Gli ITS sono una delle formule che favoriscono l’alleanza formativa a livello di territorio tra enti pubblici, scuole e imprese. Uno dei motivi alla base del loro successo è infatti il partenariato tra l’ente pubblico e il tessuto produttivo che opera sui territori di riferimento, che va nella direzione di ridurre il mismatch tra domanda e offerta di lavoro.
Ne abbiamo già parlato nel nostro articolo «Giovani e PNRR, dove guardare», e ora vi diamo conto di un importante aggiornamento.
La Commissione Istruzione e cultura del Senato ha infatti recentemente approvato una proposta di riforma dell’intero «Sistema ITS», che ora passerà al vaglio dell’Aula. Basterà poi il voto della Camera – a meno di ostacoli di percorso – per farla diventare legge, una legge in grado di cambiare il panorama della formazione italiana.
Quando si parla di ITS non ci si riferisce solamente alle consuete scuole superiori, quali a titolo di esempio gli istituti agrario, commerciale o per geometri, ma a dei percorsi formativi alternativi alla laurea e alla ricerca immediata di un lavoro post diploma che – dal momento della loro introduzione in Italia nel 2010 – hanno ottenuto risultati importanti dal punto di vista della loro validità in termini di successo occupazionale: dopo un anno l’83% dei diplomati ITS ha conseguito un lavoro (INDIRE, 2020) contro il 70% dei laureati (AlmaLaurea).
La riforma – che prevede la trasformazione degli ITS in fondazioni, secondo il modello della fondazione di partecipazione – verrà attuata grazie allo stanziamento di 1,5 miliardi di euro previsto dal PNRR, puntando a raddoppiare il numero degli iscritti a questi istituti.
Si interviene già a partire dal nome: con l’approvazione della legge si chiameranno infatti Istituti Tecnologici Superiori (ITS Academy) per sottolineare l’importanza della sfida che l’Italia dovrà affrontare nel campo della transizione ecologica e in quello della transizione digitale, attraverso un potenziamento dell’insegnamento della cultura scientifica e tecnologica e un forte orientamento all’innovazione.
Secondo la proposta di riforma, i finanziamenti agli Its non saranno più legati ai bandi, bensì a una programmazione triennale dell’offerta formativa (il Ministero dell’Istruzione ha previsto un fondo dedicato di 48 milioni l’anno a partire dal 2023).
Le risorse saranno destinate, oltre al miglioramento delle strutture, ad aprire nuovi percorsi formativi e ad ampliare la disponibilità di borse di studio per i nuovi iscritti.

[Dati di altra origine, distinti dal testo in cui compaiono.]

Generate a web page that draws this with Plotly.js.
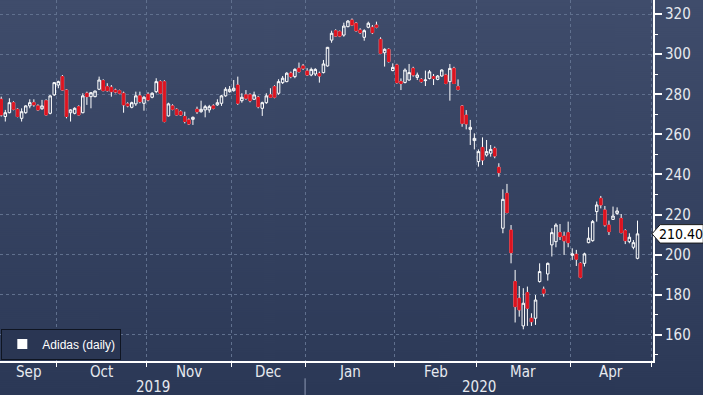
<!DOCTYPE html>
<html><head><meta charset="utf-8">
<script src="https://cdn.plot.ly/plotly-3.0.1.min.js"></script>
<style>html,body{margin:0;padding:0;background:#2c3a58;overflow:hidden;} #chart{width:703px;height:395px;}</style>
</head><body><div id="chart"></div>
<script>
// ---- data ----
const seriesName = 'Adidas (daily)';
const months = ['Sep','Oct','Nov','Dec','Jan','Feb','Mar','Apr'];
const monthSessions = [14,22,21,18,22,20,23,20];
const years = ['2019','2020'];
const yearMonthCount = [4,4];
const lastPriceLabel = '210.40';

const open = [277.5,268.9,270.8,275.8,272.5,268.0,270.8,274.2,275.8,274.2,
272.8,276.8,270.5,279.7,284.6,288.8,282.1,270.8,270.5,273.8,
270.8,280.5,278.8,278.8,282.5,286.8,283.8,283.5,282.1,281.8,
280.5,275.2,273.5,275.2,279.2,275.5,280.0,278.5,281.3,286.3,
286.3,269.2,274.2,272.5,271.3,268.9,267.2,267.5,272.5,271.3,
272.2,272.2,274.2,274.7,275.5,279.2,281.3,281.8,284.6,276.8,
279.7,279.7,277.5,278.5,273.0,275.8,279.7,283.8,280.5,285.8,
286.3,290.5,288.8,293.0,294.1,291.6,289.6,290.1,290.4,290.8,
294.1,307.0,311.7,311.2,309.5,313.7,317.0,315.4,312.0,308.4,
313.4,313.4,314.5,307.4,300.7,302.4,291.8,294.6,286.3,285.9,
287.1,292.9,288.4,287.4,286.8,287.9,288.8,287.4,289.1,289.6,
286.3,292.9,283.8,274.1,269.6,262.5,256.9,246.4,253.5,249.7,
250.6,253.0,243.6,213.2,230.6,212.3,186.6,178.3,164.5,181.1,
168.3,168.3,186.6,182.8,190.4,204.9,206.5,211.0,209.3,211.0,
199.7,200.2,195.7,195.7,206.0,207.0,221.5,228.1,222.3,214.8,
217.6,220.6,218.1,212.0,206.5,203.7,198.2];
const high = [278.8,272.2,278.0,276.5,273.0,273.0,274.5,277.5,277.5,275.0,
277.2,277.5,279.5,286.0,286.8,289.6,282.5,272.5,273.5,274.5,
280.5,281.3,281.1,281.8,288.8,287.5,285.5,284.6,282.8,282.3,
281.3,276.0,276.3,281.3,281.3,279.2,281.0,281.0,288.0,287.0,
287.0,275.8,275.0,273.0,272.0,271.3,268.0,268.9,273.8,276.8,
274.7,274.7,275.0,277.5,279.7,283.5,284.1,287.1,288.8,280.5,
282.1,280.5,281.3,279.2,276.3,280.5,283.0,284.5,287.5,289.1,
291.0,291.3,293.0,295.8,295.1,293.0,293.3,293.0,291.3,297.1,
303.6,311.7,312.4,311.8,315.7,317.0,317.8,316.0,312.9,312.4,
316.2,314.5,316.2,308.4,302.9,302.9,295.4,295.2,287.9,292.9,
295.1,293.7,290.8,288.0,291.8,292.1,290.1,289.6,292.4,290.2,
295.1,293.7,287.4,274.6,272.1,267.2,260.5,252.5,258.5,257.2,
254.7,253.9,245.6,232.6,235.3,214.8,192.4,184.4,183.3,184.1,
170.8,179.9,195.7,184.1,196.1,213.2,215.7,215.3,211.5,216.5,
203.2,202.4,196.2,201.0,213.7,217.3,226.5,229.3,224.3,217.0,
224.0,223.6,220.3,212.7,210.7,207.3,217.0];
const low = [268.9,266.4,270.5,272.0,268.5,266.4,270.3,273.0,273.8,271.8,
272.2,269.5,270.0,279.2,283.0,281.8,268.0,266.4,270.0,269.5,
270.5,274.7,273.0,278.5,282.1,281.5,281.3,278.8,280.5,280.0,
270.8,273.5,273.0,274.2,275.5,271.8,276.5,278.0,280.5,280.0,
266.0,268.9,272.0,269.5,269.2,265.5,264.8,264.7,270.2,270.8,
268.5,270.8,272.5,274.2,274.2,278.8,280.8,281.3,274.7,275.8,
277.2,276.0,277.2,273.0,269.2,275.2,278.5,278.0,279.7,285.1,
286.0,288.0,288.0,290.8,292.1,289.1,289.0,289.1,285.8,290.4,
293.8,305.7,308.7,308.5,308.7,313.4,314.0,311.2,310.0,306.7,
312.9,310.0,312.9,300.1,293.8,295.8,291.5,285.3,282.1,285.4,
286.8,288.8,287.1,285.8,284.1,287.4,284.6,287.0,288.8,285.0,
276.8,285.1,281.8,263.8,262.5,254.7,252.5,243.9,244.7,248.9,
248.9,248.1,238.9,210.7,220.6,195.7,166.2,169.1,162.8,164.5,
164.5,165.0,186.1,179.1,187.1,199.1,203.7,207.3,199.9,203.7,
197.4,194.4,188.2,194.1,205.7,206.5,216.5,223.1,214.0,209.8,
217.3,219.8,210.7,205.3,205.7,202.7,197.7];
const close = [269.7,270.8,275.8,272.5,268.9,271.3,274.2,275.8,274.7,272.2,
274.2,269.7,279.2,285.8,286.3,282.1,268.9,272.2,273.0,269.7,
279.2,278.8,280.8,281.6,287.1,281.8,281.8,281.3,281.1,280.5,
274.7,274.2,275.8,279.2,276.3,278.5,277.2,280.5,286.3,280.5,
266.4,275.2,272.5,269.7,269.7,266.4,265.2,268.5,271.3,272.5,
273.8,273.8,273.0,275.8,279.2,282.5,282.5,283.0,275.5,278.5,
278.0,276.8,279.7,273.8,275.8,279.2,278.5,278.5,286.3,288.0,
290.5,288.8,292.4,291.3,293.0,289.6,292.4,292.4,289.1,295.1,
303.4,310.4,309.0,309.0,314.0,316.5,314.5,311.7,310.7,311.7,
315.4,310.7,313.4,300.4,302.4,296.3,293.4,285.8,285.4,292.1,
290.8,289.6,289.6,286.3,287.1,291.2,287.9,289.1,292.1,285.4,
292.9,285.4,282.4,265.5,265.2,263.5,258.0,251.4,247.2,251.4,
252.5,249.2,240.9,227.6,221.0,201.0,174.1,172.5,175.8,173.3,
166.6,177.4,191.6,180.8,195.7,211.0,214.8,209.0,206.9,206.0,
200.4,197.7,188.7,200.4,208.2,216.5,224.8,224.8,214.8,211.5,
219.3,221.8,211.0,207.0,208.7,206.0,210.4];

// ---- derived from the data ----
const x = open.map((_, i) => i);
const bounds = [];
let acc = 0;
monthSessions.forEach(n => { acc += n; bounds.push(acc - 0.5); });
const xMin = -0.3, xMax = 159.8;
const monthStarts = [xMin].concat(bounds.slice(0, -1));
const monthMid = months.map((m, i) => (monthStarts[i] + bounds[i]) / 2);
const yearEdges = [xMin];
let mi = 0;
yearMonthCount.forEach(c => { mi += c; yearEdges.push(Math.min(bounds[mi - 1], xMax)); });
yearEdges[yearEdges.length - 1] = xMax;
const yearMid = years.map((y, i) => (yearEdges[i] + yearEdges[i + 1]) / 2);

const dIdx = x.filter(i => close[i] < open[i]);
const lastClose = close[close.length - 1];

// background gradient
const cv = document.createElement('canvas');
cv.width = 4; cv.height = 395;
const ctx = cv.getContext('2d');
const g = ctx.createLinearGradient(0, 0, 0, 395);
g.addColorStop(0, '#3f4c6b');
g.addColorStop(0.88, '#2e3b59');
g.addColorStop(1, '#2b3856');
ctx.fillStyle = g; ctx.fillRect(0, 0, 4, 395);
const bgUrl = cv.toDataURL();

const RED = '#dc1420';
const FONT = '"Liberation Sans Narrow", "DejaVu Sans Condensed", sans-serif';

const traces = [
  {
    type: 'candlestick', x: x, open: open, high: high, low: low, close: close,
    increasing: {line: {color: '#ffffff', width: 1}, fillcolor: 'rgba(0,0,0,0)'},
    decreasing: {line: {color: '#ffffff', width: 1}, fillcolor: RED},
    whiskerwidth: 0, showlegend: false, hoverinfo: 'skip', name: seriesName
  },
  {
    type: 'candlestick', x: dIdx,
    open: dIdx.map(i => open[i]), high: dIdx.map(i => open[i]),
    low: dIdx.map(i => close[i]), close: dIdx.map(i => close[i]),
    increasing: {line: {color: RED, width: 1}, fillcolor: RED},
    decreasing: {line: {color: RED, width: 1}, fillcolor: RED},
    whiskerwidth: 0, showlegend: false, hoverinfo: 'skip'
  },
  {
    type: 'scatter', mode: 'markers', x: [null], y: [null], name: seriesName,
    marker: {symbol: 'square', size: 10, color: '#ffffff'}, hoverinfo: 'skip'
  }
];

const annotations = [];
months.forEach((m, i) => annotations.push({
  text: m, x: monthMid[i], xref: 'x', y: -0.031, yref: 'paper',
  showarrow: false, yanchor: 'middle', xanchor: 'center',
  font: {family: FONT, size: 15, color: '#e6e9ef'}
}));
years.forEach((yv, i) => annotations.push({
  text: yv, x: yearMid[i], xref: 'x', y: -0.073, yref: 'paper',
  showarrow: false, yanchor: 'middle', xanchor: 'center',
  font: {family: FONT, size: 15, color: '#e6e9ef'}
}));
annotations.push({
  text: lastPriceLabel, x: 1.0425, xref: 'paper', y: lastClose, yref: 'y',
  showarrow: false, xanchor: 'center', yanchor: 'middle', borderpad: 0,
  font: {family: FONT, size: 14, color: '#000000'}
});

const shapes = [
  {type: 'line', xref: 'x', yref: 'paper', x0: bounds[yearMonthCount[0] - 1], x1: bounds[yearMonthCount[0] - 1],
   y0: -0.048, y1: -0.094, line: {color: '#8c98b3', width: 1}},
  {type: 'path', xref: 'paper', yref: 'y', layer: 'above',
   path: 'M 0.9985,' + lastClose + ' L 1.011,' + (lastClose + 4.6) + ' L 1.077,' + (lastClose + 4.6) +
         ' L 1.077,' + (lastClose - 4.6) + ' L 1.011,' + (lastClose - 4.6) + ' Z',
   fillcolor: '#ffffff', line: {color: '#1a1a1a', width: 1}}
];

const layout = {
  width: 703, height: 395,
  margin: {l: 0, r: 50, t: 0, b: 34, pad: 0},
  paper_bgcolor: '#2c3a58', plot_bgcolor: 'rgba(0,0,0,0)',
  images: [{source: bgUrl, xref: 'paper', yref: 'paper', x: 0, y: 1,
            sizex: 703 / 653, sizey: 395 / 361, xanchor: 'left', yanchor: 'top',
            sizing: 'stretch', layer: 'below'}],
  font: {family: FONT, color: '#e6e9ef'},
  boxgap: 0.12,
  showlegend: true,
  legend: {x: 0.002, y: 0.004, xanchor: 'left', yanchor: 'bottom',
           bgcolor: '#2a3653', bordercolor: '#0f1522', borderwidth: 1,
           font: {family: '"Liberation Sans", sans-serif', size: 12, color: '#ffffff'},
           itemwidth: 30},
  xaxis: {
    type: 'linear', range: [xMin, xMax], fixedrange: true,
    tickmode: 'array', tickvals: bounds, ticktext: bounds.map(() => ''),
    ticks: 'outside', ticklen: 4, tickwidth: 1, tickcolor: '#ffffff',
    showgrid: true, gridcolor: '#60708e', griddash: '3px,3px', gridwidth: 1,
    showline: true, linecolor: '#ffffff', linewidth: 2, zeroline: false,
    rangeslider: {visible: false}
  },
  yaxis: {
    side: 'right', range: [147, 327], fixedrange: true,
    tick0: 0, dtick: 20,
    ticks: 'outside', ticklen: 7, tickwidth: 2, tickcolor: '#ffffff',
    minor: {dtick: 10, tick0: 0, ticks: 'outside', ticklen: 3, tickwidth: 1, tickcolor: '#ffffff', showgrid: false},
    showgrid: true, gridcolor: '#60708e', griddash: '3px,3px', gridwidth: 1,
    showline: true, linecolor: '#ffffff', linewidth: 2, zeroline: false,
    tickfont: {family: FONT, size: 15, color: '#e6e9ef'}
  },
  annotations: annotations,
  shapes: shapes,
  hovermode: false
};

Plotly.newPlot('chart', traces, layout, {displayModeBar: false, staticPlot: true});
</script></body></html>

Sono inoltre previsti aggiornamenti costanti per i docenti e la possibilità di sottoscrivere «patti federativi» con le università.
Una parte delle risorse verrà infine destinata a istituire un sistema di monitoraggio e valutazione degli ITS.
Un altro punto cardine della riforma prevede che le imprese diventeranno un riferimento per gli Its sotto quattro punti di vista:
- la docenza dovrà arrivare «per almeno il 60% del monte ore complessivo» dal mondo del lavoro;
- almeno il 35% della durata del percorso sarà rappresentato da stage e tirocini aziendali, che potranno essere svolti anche all’estero e sostenuti da adeguate borse di studio;
- la presidenza della Fondazione Its è, di norma, «espressione delle imprese fondatrici e partecipanti»;
- per le aziende che investono negli Its è previsto un credito d’imposta del 30%, che sale al 60% se l’erogazione è fatta nelle province con maggior tasso di disoccupazione.